O ato teve como característica a locução nos idiomas que fazem parte do país, o guarani e o espanhol, a apresentação do coro Tava Guarani-São Pedro, integrado por jovens dessa mesma comunidade. Em seguida, o representante do Conselho Hemisférico do FSA, Edgardo Lander da Venezuela, se dirigiu ao público afirmando que este Fórum se produz em um palco político que sofreu mudanças em toda a região, manifestando que “o continente deve estar mais unido hoje, e deve reforçar a construção de alternativas que se levantaram, apoiando os modelos de sociedades que têm uma aposta diferente ao neoliberalismo”.

Assim se iniciou a IV edição do Fórum Social Américas onde 6.000 participantes discutirão diversos temas até 15 de agosto.

Fonte: http://www.movimientos.org/fsa2010/show_text.php3?key=17875

terça-feira, 10 de agosto de 2010

Batucada Feminista no FSA - Assunção/Py


Entre 06 e 07 de agosto, a militante da Marcha Mundial das Mulheres Adriana Vieira foi responsável por ministrar uma oficina sobre a Batucada Feminista numa das atividades que precedem o Fórum Social das Américas, que ocorrerá de 11 a 15 do corrente mês em Assunção, Paraguai.

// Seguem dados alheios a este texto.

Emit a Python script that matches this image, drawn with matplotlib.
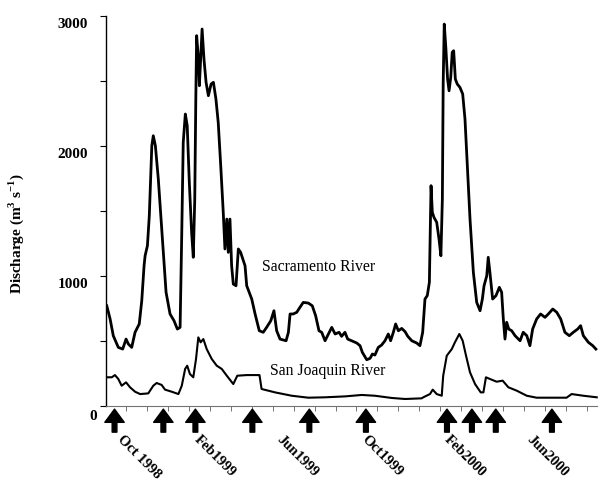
import numpy as np
import matplotlib.pyplot as plt
from matplotlib.transforms import ScaledTranslation

plt.rcParams['font.family'] = ['Liberation Serif', 'DejaVu Serif']
plt.rcParams['mathtext.fontset'] = 'custom'
plt.rcParams['mathtext.rm'] = 'Liberation Serif'
plt.rcParams['mathtext.bf'] = 'Liberation Serif:bold'

# tiempo en meses desde oct 1998, caudal en m3/s
sac_t = [-0.37, -0.21, -0.06, 0.18, 0.39, 0.55, 0.66, 0.82, 0.98, 1.18, 1.30, 1.41,
         1.46, 1.57, 1.66, 1.78, 1.85, 1.95, 2.09, 2.21, 2.33, 2.46, 2.65, 2.84,
         3.00, 3.13, 3.21, 3.28, 3.38, 3.47, 3.57, 3.68, 3.76, 3.83, 3.88, 3.92,
         4.00, 4.05, 4.11, 4.18, 4.27, 4.37, 4.48, 4.61, 4.72, 4.84, 4.95, 5.07,
         5.19, 5.27, 5.36, 5.43, 5.51, 5.59, 5.67, 5.80, 5.91, 6.02, 6.23, 6.31,
         6.55, 6.71, 6.91, 7.10, 7.26, 7.46, 7.61, 7.74, 7.90, 8.19, 8.30, 8.38,
         8.53, 8.70, 8.85, 9.01, 9.25, 9.44, 9.60, 9.76, 9.89, 10.05, 10.21, 10.37,
         10.53, 10.72, 10.84, 11.00, 11.13, 11.32, 11.56, 11.72, 11.83, 12.04, 12.20,
         12.31, 12.43, 12.59, 12.75, 12.91, 13.07, 13.18, 13.31, 13.42, 13.55, 13.71,
         13.87, 14.00, 14.19, 14.42, 14.58, 14.71, 14.82, 14.93, 15.03, 15.11, 15.17,
         15.25, 15.38, 15.49, 15.58, 15.65, 15.69, 15.74, 15.82, 15.90, 15.97, 16.05,
         16.12, 16.19, 16.27, 16.36, 16.49, 16.62, 16.73, 16.84, 16.97, 17.13, 17.29,
         17.45, 17.56, 17.64, 17.77, 17.84, 17.92, 18.05, 18.21, 18.37, 18.48, 18.56,
         18.64, 18.72, 18.82, 18.96, 19.12, 19.36, 19.51, 19.68, 19.83, 19.96, 20.15,
         20.34, 20.55, 20.71, 20.92, 21.11, 21.30, 21.50, 21.71, 21.90, 22.11, 22.25,
         22.38, 22.62, 22.83, 22.98]
sac_q = [771, 669, 541, 451, 438, 515, 477, 451, 567, 631, 810, 1079,
         1156, 1233, 1464, 2002, 2079, 2002, 1746, 1464, 1182, 875, 708, 656,
         592, 605, 1336, 2028, 2246, 2156, 1721, 1336, 1144, 1592, 2362, 2849,
         2682, 2464, 2669, 2900, 2669, 2490, 2387, 2477, 2490, 2362, 2182, 1848,
         1490, 1208, 1438, 1182, 1438, 1079, 938, 925, 1208, 1182, 1079, 925,
         823, 708, 579, 567, 605, 656, 733, 579, 515, 502, 567, 708,
         708, 721, 759, 797, 792, 771, 695, 579, 567, 502, 554, 605,
         554, 567, 536, 567, 515, 502, 485, 464, 413, 356, 367,
         400, 392, 451, 469, 502, 554, 502, 567, 631, 579, 597,
         572, 536, 502, 485, 464, 567, 823, 849, 951, 1695, 1490,
         1451, 1413, 1285, 1156, 1592, 2490, 2938, 2746, 2515, 2425, 2528,
         2721, 2733, 2515, 2477, 2451, 2400, 2208, 1848, 1438, 1028, 797,
         733, 823, 925, 1002, 1144, 1028, 823, 849, 913, 875, 669,
         515, 644, 592, 579, 541, 502, 567, 541, 464, 592, 669,
         708, 682, 708, 746, 721, 669, 567, 541, 567, 592, 618,
         541, 490, 464, 438]

sj_t = [-0.34, -0.13, 0.02, 0.18, 0.34, 0.55, 0.74, 0.98, 1.22, 1.61, 1.85, 2.01,
        2.25, 2.41, 2.73, 3.05, 3.21, 3.37, 3.47, 3.60, 3.76, 3.89, 4.00, 4.11,
        4.24, 4.40, 4.64, 4.88, 5.12, 5.36, 5.67, 5.86, 6.31, 6.86, 6.92, 7.02,
        7.66, 8.46, 9.25, 10.05, 11.00, 11.80, 12.43, 13.23, 13.87, 14.66, 14.74,
        15.06, 15.19, 15.38, 15.62, 15.69, 15.86, 16.10, 16.25, 16.46, 16.62, 16.78,
        16.97, 17.21, 17.48, 17.61, 17.73, 17.92, 18.24, 18.53, 18.80, 19.20, 19.68,
        20.15, 20.95, 21.58, 21.82, 22.38, 23.02]
sj_q = [221, 221, 238, 208, 156, 182, 144, 110, 92, 97, 156, 177,
        162, 126, 110, 92, 156, 285, 310, 246, 221, 362, 528, 490,
        515, 438, 362, 310, 285, 233, 169, 233, 238, 238, 238, 131,
        105, 79, 64, 67, 74, 85, 79, 62, 54, 59, 67,
        92, 126, 92, 79, 233, 387, 438, 490, 554, 502, 387,
        259, 169, 105, 105, 221, 208, 187, 195, 144, 118, 79,
        64, 64, 64, 92, 79, 67]

# fechas de muestreo (flechas)
muestreos = [0, 2.33, 3.86, 6.58, 9.3, 12.0, 15.87, 17.06, 18.2, 20.88]
etiquetas = ['Oct 1998', 'Feb1999', 'Jun1999', 'Oct1999', 'Feb2000', 'Jun2000']
pos_etiquetas = [0.45, 4.1, 8.05, 12.1, 16.05, 20.0]

fig = plt.figure(figsize=(5.98, 4.85), dpi=100)
ax = fig.add_axes([0.1773, 0.1608, 0.8227, 0.8041])

ax.plot(sac_t, sac_q, color='black', lw=2.0)
ax.plot(sj_t, sj_q, color='black', lw=1.5)

ax.text(7.04, 1077, 'Sacramento River', fontsize=11.3, va='center')
ax.text(7.42, 277, 'San Joaquin River', fontsize=11.3, va='center')

trans = ax.get_xaxis_transform()
for m in muestreos:
    ax.annotate('', xy=(m, -0.008), xytext=(m, -0.067), xycoords=trans,
                textcoords=trans, annotation_clip=False,
                arrowprops=dict(facecolor='black', edgecolor='black', width=3.4,
                                headwidth=14, headlength=9.5, shrink=0))

ax.set_xlim(-0.406, 23.08)
ax.set_ylim(0, 3000)

ax.spines['top'].set_visible(False)
ax.spines['right'].set_visible(False)
ax.spines['bottom'].set_color('0.45')
ax.spines['left'].set_linewidth(1.0)

ax.set_yticks([0, 1000, 2000, 3000])
ax.set_yticks([500, 1500, 2500], minor=True)
ax.tick_params(axis='y', which='both', length=4.3, width=0.8, pad=8.5)
ax.set_yticklabels(['0', '1000', '2000', '3000'], fontsize=11, fontweight='bold')
labs = ax.get_yticklabels()
for i, lab in enumerate(labs):
    if i == 0:
        off = ScaledTranslation(0.09, -0.08, fig.dpi_scale_trans)
    else:
        off = ScaledTranslation(0, -0.06, fig.dpi_scale_trans)
    lab.set_transform(lab.get_transform() + off)

ax.set_xticks(pos_etiquetas)
ax.set_xticks(np.arange(0.55, 23, 1.0), minor=True)
ax.tick_params(axis='x', which='major', length=0, pad=19)
ax.tick_params(axis='x', which='minor', length=3.5, width=0.7, color='0.45')
ax.set_xticklabels(etiquetas, fontsize=10.5, fontweight='bold', rotation=-45,
                   ha='left', va='top', rotation_mode='anchor')

ax.set_ylabel(r'Discharge (m$^{\mathbf{3}}$ s$^{\mathbf{-1}}$)', fontsize=11,
              fontweight='bold')
ax.yaxis.set_label_coords(-0.163, 0.446)

plt.savefig('out.png', dpi=100)
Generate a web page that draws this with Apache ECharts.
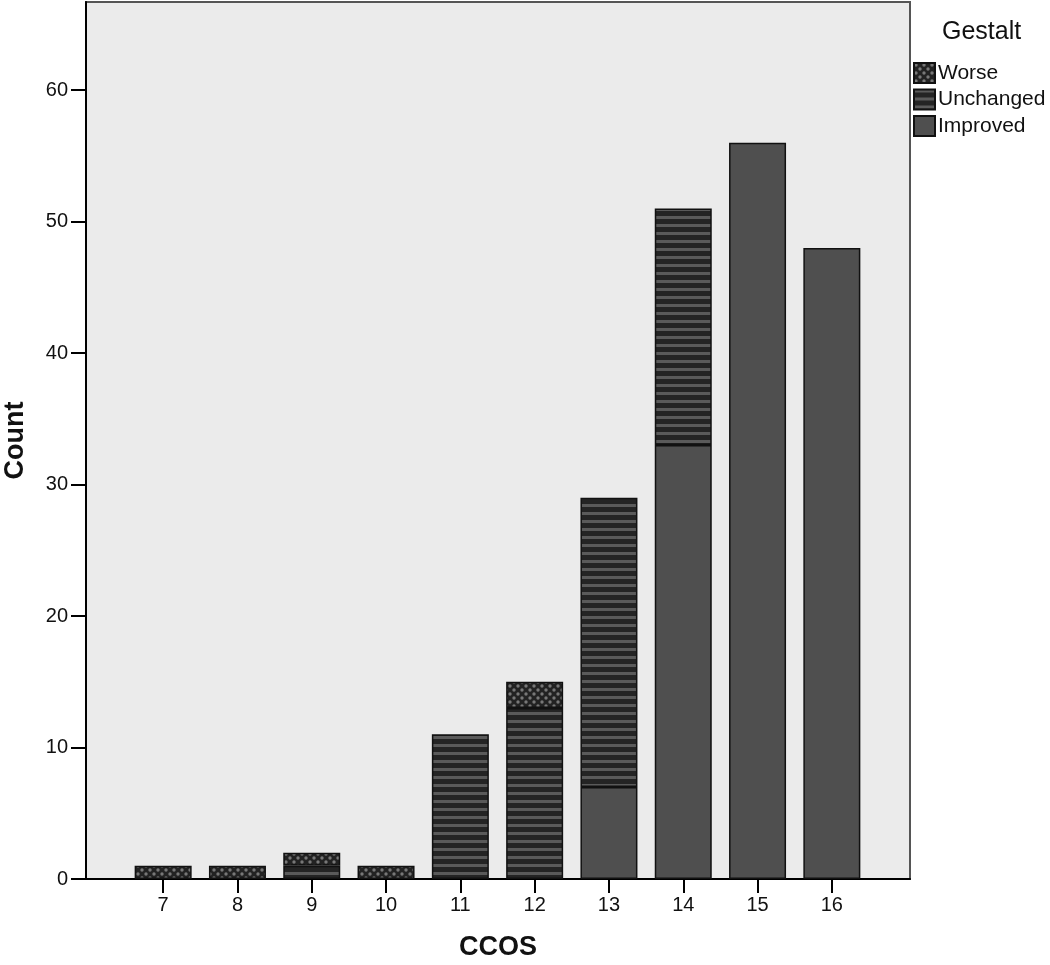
<!DOCTYPE html>
<html>
<head>
<meta charset="utf-8">
<script src="https://cdn.jsdelivr.net/npm/echarts@6/dist/echarts.min.js"></script>
<style>
  html, body { margin: 0; padding: 0; background: #fff; }
  #chart { width: 1050px; height: 965px; }
</style>
</head>
<body>
<div id="chart"></div>
<script>
const ccos = ["7", "8", "9", "10", "11", "12", "13", "14", "15", "16"];
const improved = [null, null, null, null, null, null, 7, 33, 56, 48];
const unchanged = [null, null, 1, null, 11, 13, 22, 18, null, null];
const worse = [1, 1, 1, 1, null, 2, null, null, null, null];
const yTicks = [0, 10, 20, 30, 40, 50, 60];

// fill patterns
function makePattern(w, h, draw) {
  const c = document.createElement("canvas");
  c.width = w;
  c.height = h;
  draw(c.getContext("2d"));
  return { image: c, repeat: "repeat" };
}
const stripe = makePattern(8, 8, (ctx) => {
  ctx.fillStyle = "#242424";
  ctx.fillRect(0, 0, 8, 8);
  ctx.fillStyle = "#5a5a5a";
  ctx.fillRect(0, 0, 8, 3);
});
const dots = makePattern(8, 8, (ctx) => {
  ctx.fillStyle = "#222";
  ctx.fillRect(0, 0, 8, 8);
  ctx.fillStyle = "#777";
  ctx.beginPath();
  ctx.arc(2, 2, 1.7, 0, Math.PI * 2);
  ctx.fill();
  ctx.beginPath();
  ctx.arc(6, 6, 1.7, 0, Math.PI * 2);
  ctx.fill();
});

const chart = echarts.init(document.getElementById("chart"), null, { renderer: "canvas" });
const font = "'Liberation Sans', Arial, sans-serif";
const yMax = 66.7;

function barSeries(name, values, color) {
  return {
    name: name,
    type: "bar",
    stack: "total",
    xAxisIndex: 0,
    yAxisIndex: 0,
    data: values.map((v) => (v == null ? "-" : v)),
    barWidth: 57,
    z: 3,
    itemStyle: { color: color, borderColor: "#111", borderWidth: 1.5 },
    emphasis: { disabled: true },
  };
}

chart.setOption({
  animation: false,
  textStyle: { fontFamily: font },
  title: {
    text: "Gestalt",
    left: 942,
    top: 20,
    padding: 0,
    textStyle: { fontSize: 25, fontWeight: "normal", color: "#111", fontFamily: font },
  },
  legend: {
    orient: "vertical",
    left: 913,
    top: 62,
    padding: 0,
    itemWidth: 21,
    itemHeight: 20,
    itemGap: 4.5,
    icon: "rect",
    data: ["Worse", "Unchanged", "Improved"],
    textStyle: { fontSize: 21, color: "#111", padding: [0, 0, 0, -2], fontFamily: font },
  },
  grid: [
    // bars: the category bands sit inset within the plot frame
    { left: 126, right: 181, top: 2, bottom: 86, outerBoundsMode: "none", containLabel: false },
    // plot frame + value axis
    {
      left: 86,
      right: 140,
      top: 2,
      bottom: 86,
      outerBoundsMode: "none",
      containLabel: false,
      show: true,
      backgroundColor: "#ebebeb",
      borderColor: "#555",
      borderWidth: 2,
      z: 0,
    },
  ],
  xAxis: [
    {
      type: "category",
      gridIndex: 0,
      data: ccos,
      axisLine: { show: false },
      axisTick: { show: true, alignWithLabel: true, length: 14, lineStyle: { color: "#000", width: 2 } },
      axisLabel: { fontSize: 20, color: "#111", margin: 16 },
      splitLine: { show: false },
    },
    {
      type: "value",
      gridIndex: 1,
      min: 0,
      max: 1,
      name: "CCOS",
      nameLocation: "middle",
      nameGap: 55,
      nameTextStyle: { fontSize: 27, fontWeight: "bold", color: "#111", fontFamily: font },
      axisLine: { show: true, lineStyle: { color: "#000", width: 2 } },
      axisTick: { show: false },
      axisLabel: { show: false },
      splitLine: { show: false },
    },
  ],
  yAxis: [
    {
      type: "value",
      gridIndex: 0,
      min: 0,
      max: yMax,
      show: false,
    },
    {
      type: "value",
      gridIndex: 1,
      min: 0,
      max: yMax,
      name: "Count",
      nameLocation: "middle",
      nameGap: 57,
      nameTextStyle: { fontSize: 27, fontWeight: "bold", color: "#111", fontFamily: font },
      splitLine: { show: false },
      axisLine: { show: true, lineStyle: { color: "#000", width: 2 } },
      axisTick: { show: true, length: 15, customValues: yTicks, lineStyle: { color: "#000", width: 2 } },
      axisLabel: { customValues: yTicks, fontSize: 20, color: "#111", margin: 18 },
    },
  ],
  series: [
    barSeries("Improved", improved, "#4f4f4f"),
    barSeries("Unchanged", unchanged, stripe),
    barSeries("Worse", worse, dots),
  ],
});
</script>
</body>
</html>
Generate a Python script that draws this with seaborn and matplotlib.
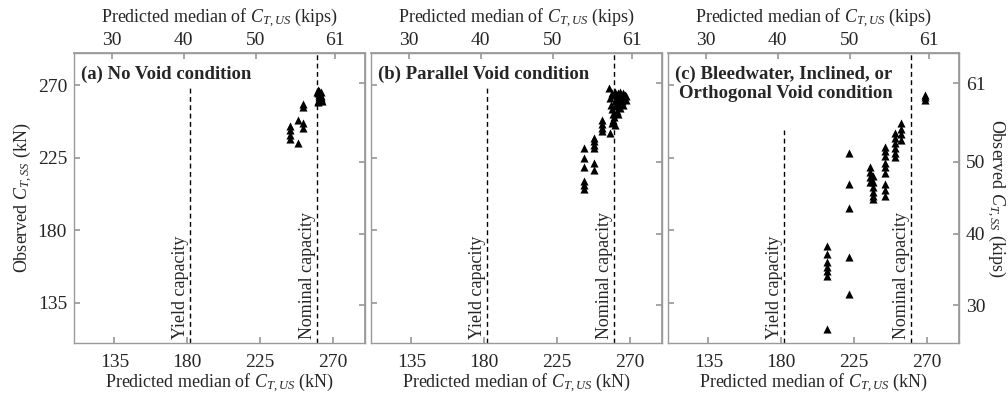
import numpy as np
import pandas as pd
import matplotlib
matplotlib.use("Agg")
import matplotlib.pyplot as plt
import seaborn as sns

# ---------------- data (kN) ----------------
a_pred = [251.7, 251.7, 248.6, 251.7, 251.7, 243.5, 243.5, 243.5, 243.5, 248.6,
          260.5, 261.0, 261.5, 262.0, 262.5, 263.0, 261.0, 262.0, 263.0, 261.5,
          262.5, 260.8, 261.8, 262.8, 263.3, 261.2, 262.2]
a_obs = [258.5, 256.5, 248.6, 246.6, 243.5, 244.5, 242.0, 239.4, 236.7, 234.2,
         266.0, 265.0, 264.0, 263.0, 262.0, 261.0, 260.0, 264.5, 263.5, 262.5,
         261.5, 267.0, 266.5, 265.5, 260.5, 259.5, 263.0]

b_pred = [241.6, 241.6, 241.6, 241.6, 241.6, 241.6,
          247.8, 247.8, 247.8, 247.8, 247.8, 247.8,
          252.6, 252.6, 252.6, 252.6,
          257.7, 258.8, 259.8, 260.8,
          257.5, 258.0, 258.5, 259.0, 259.5, 260.0, 260.5, 261.0, 261.5, 262.0,
          262.0, 262.5, 263.0, 263.5, 264.0, 264.5, 265.0, 265.5, 266.0, 266.5,
          267.0, 267.5, 268.0, 263.0, 261.0, 264.0, 259.0, 266.0]
b_obs = [231.0, 225.0, 219.0, 210.5, 208.0, 205.5,
         237.3, 235.2, 233.1, 231.0, 221.8, 217.3,
         248.6, 246.1, 243.5, 241.4,
         240.4, 246.6, 248.6, 245.5,
         268.0, 262.0, 258.0, 255.0, 252.0, 250.5, 264.0, 260.0, 257.0, 262.0,
         254.0, 265.0, 259.0, 262.0, 256.0, 264.0, 260.0, 263.0, 258.0, 262.0,
         264.0, 261.0, 263.0, 252.0, 266.0, 266.0, 265.0, 265.0]

c_pred = [208.1, 208.1, 208.1, 208.1, 208.1, 208.1, 208.1,
          221.9, 221.9, 221.9, 221.9, 221.9,
          234.8, 234.8, 234.8, 234.8,
          236.7, 236.7, 236.7, 236.7, 236.7, 236.7,
          244.1, 244.1, 244.1, 244.1, 244.1, 244.1, 244.1, 244.1, 244.1,
          250.3, 250.3, 250.3, 250.3, 250.3, 250.3,
          254.4, 254.4, 254.4, 254.4,
          268.8, 268.8, 268.8]
c_obs = [170.3, 165.2, 160.0, 157.0, 154.5, 151.7, 118.8,
         228.0, 208.4, 194.0, 163.1, 140.4,
         219.5, 216.0, 213.0, 210.0,
         213.4, 210.0, 207.0, 204.0, 201.0, 199.1,
         231.9, 229.0, 226.0, 222.0, 219.0, 215.8, 208.4, 205.0, 201.0,
         240.6, 237.0, 234.0, 231.0, 228.0, 225.7,
         246.7, 243.0, 240.0, 236.2,
         264.0, 262.5, 261.0]

titles = ["(a) No Void condition", "(b) Parallel Void condition",
          "(c) Bleedwater, Inclined, or\nOrthogonal Void condition"]
yield_cap = 182.0
nominal_cap = 260.4
kn_ticks = [135, 180, 225, 270]
kip_ticks = [30, 40, 50, 61]
KN_PER_KIP = 4.448

# ---------------- style ----------------
sns.set_theme(style="white")
plt.rcParams["font.family"] = ["Liberation Serif", "DejaVu Serif"]
plt.rcParams["mathtext.fontset"] = "custom"
plt.rcParams["mathtext.rm"] = "Liberation Serif"
plt.rcParams["mathtext.it"] = "Liberation Serif:italic"
plt.rcParams["mathtext.bf"] = "Liberation Serif:bold"

FS = 13
TFS = 14
FRAME = "#9a9a9a"

fig = plt.figure(figsize=(10.08, 3.95), dpi=100)
lefts = [74, 371, 668]
W, H = 1008, 395
ax_w, ax_h = 291, 290
ax_bottom = 395 - 343

datasets = [(a_pred, a_obs), (b_pred, b_obs), (c_pred, c_obs)]
yield_tops = [0.879, 0.879, 0.734]

to_kip = lambda v: np.asarray(v) / KN_PER_KIP
to_kn = lambda v: np.asarray(v) * KN_PER_KIP

for i, (lx, (xs, ys)) in enumerate(zip(lefts, datasets)):
    ax = fig.add_axes([lx / W, ax_bottom / H, ax_w / W, ax_h / H])
    df = pd.DataFrame({"pred": xs, "obs": ys})
    sns.scatterplot(data=df, x="pred", y="obs", marker="^", color="black",
                    s=34, linewidth=0, ax=ax, zorder=3, legend=False)
    ax.set_xlim(110, 290)
    ax.set_ylim(110, 290)
    ax.axvline(yield_cap, ymin=0, ymax=yield_tops[i], color="black",
               lw=1.0, ls=(0, (3.5, 2.5)), zorder=2)
    ax.axvline(nominal_cap, color="black", lw=1.0, ls=(0, (3.5, 2.5)), zorder=2)
    tr = ax.get_xaxis_transform()
    ax.text(yield_cap - 1.0, 0.015, "Yield capacity", rotation=90, ha="right",
            va="bottom", transform=tr, fontsize=FS)
    ax.text(nominal_cap - 1.0, 0.015, "Nominal capacity", rotation=90, ha="right",
            va="bottom", transform=tr, fontsize=FS)
    ax.text(0.025, 0.955, titles[i], transform=ax.transAxes, ha="left", va="top",
            fontsize=13.5, fontweight="bold", multialignment="right",
            linespacing=1.1, zorder=4)

    ax.set_xticks(kn_ticks)
    ax.set_yticks(kn_ticks)
    ax.tick_params(axis="both", direction="in", length=4, color=FRAME,
                   labelsize=TFS, left=True, bottom=True)
    ax.tick_params(axis="x", pad=8)
    ax.tick_params(axis="y", pad=5)
    if i > 0:
        ax.tick_params(axis="y", labelleft=False)
        ax.set_ylabel("")
    else:
        ax.set_ylabel(r"Observed $C_{T,SS}$ (kN)", fontsize=FS, labelpad=3)
    ax.set_xlabel(r"Predicted median of $C_{T,US}$ (kN)", fontsize=FS, labelpad=0)
    for sp in ax.spines.values():
        sp.set_color(FRAME)
        sp.set_linewidth(1.0)

    secx = ax.secondary_xaxis("top", functions=(to_kip, to_kn))
    secx.set_xticks(kip_ticks)
    secx.tick_params(direction="in", length=4, color=FRAME, labelsize=TFS, pad=3)
    secx.set_xlabel(r"Predicted median of $C_{T,US}$ (kips)", fontsize=FS, labelpad=7)
    secx.spines["top"].set_color(FRAME)

    secy = ax.secondary_yaxis("right", functions=(to_kip, to_kn))
    secy.set_yticks(kip_ticks)
    secy.tick_params(direction="in", length=4, color=FRAME, labelsize=TFS, pad=5)
    secy.spines["right"].set_color(FRAME)
    if i < 2:
        secy.tick_params(labelright=False)
    else:
        secy.set_ylabel(r"Observed $C_{T,SS}$ (kips)", fontsize=FS, rotation=270,
                        labelpad=16)

fig.savefig("out.png", dpi=100)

Participaram do evento cerca de 30 mulheres, sendo a maioria composta por jovens e mulheres campesinas. Segundo Adriana, foram ensaiados dois ritmos musicais, o brasileiro Maracatu e o Hip Hop (Rap). “Foi muito bom poder levar para mulheres de outros países um pouco do que fazemos no Brasil. Na avaliação pudemos escutar declarações que ratificam a luta das mulheres por um mundo melhor”.

Entre as declarações finais das participantes estavam: “Não sabia que eu tinha a capacidade de tocar, agora sei que tenho e já aprendi um pouco” e também: “Batucada é um instrumento de luta da Marcha Mundial das Mulheres que traduz a luta de forma cantada e alegre", disse outra jovem.

A Batucada Feminista surgiu em 2003 e trouxe uma nova perspectiva para as mulheres. Utilizar a musicalidade instrumental como uma nova ferramenta de luta das mulheres possibilitou a ampliação de conhecimentos, irreverência e outras formas de se expressarem, fortalecendo a luta por alternativas frente à realidade de exclusão e desigualdade entre homens e mulheres.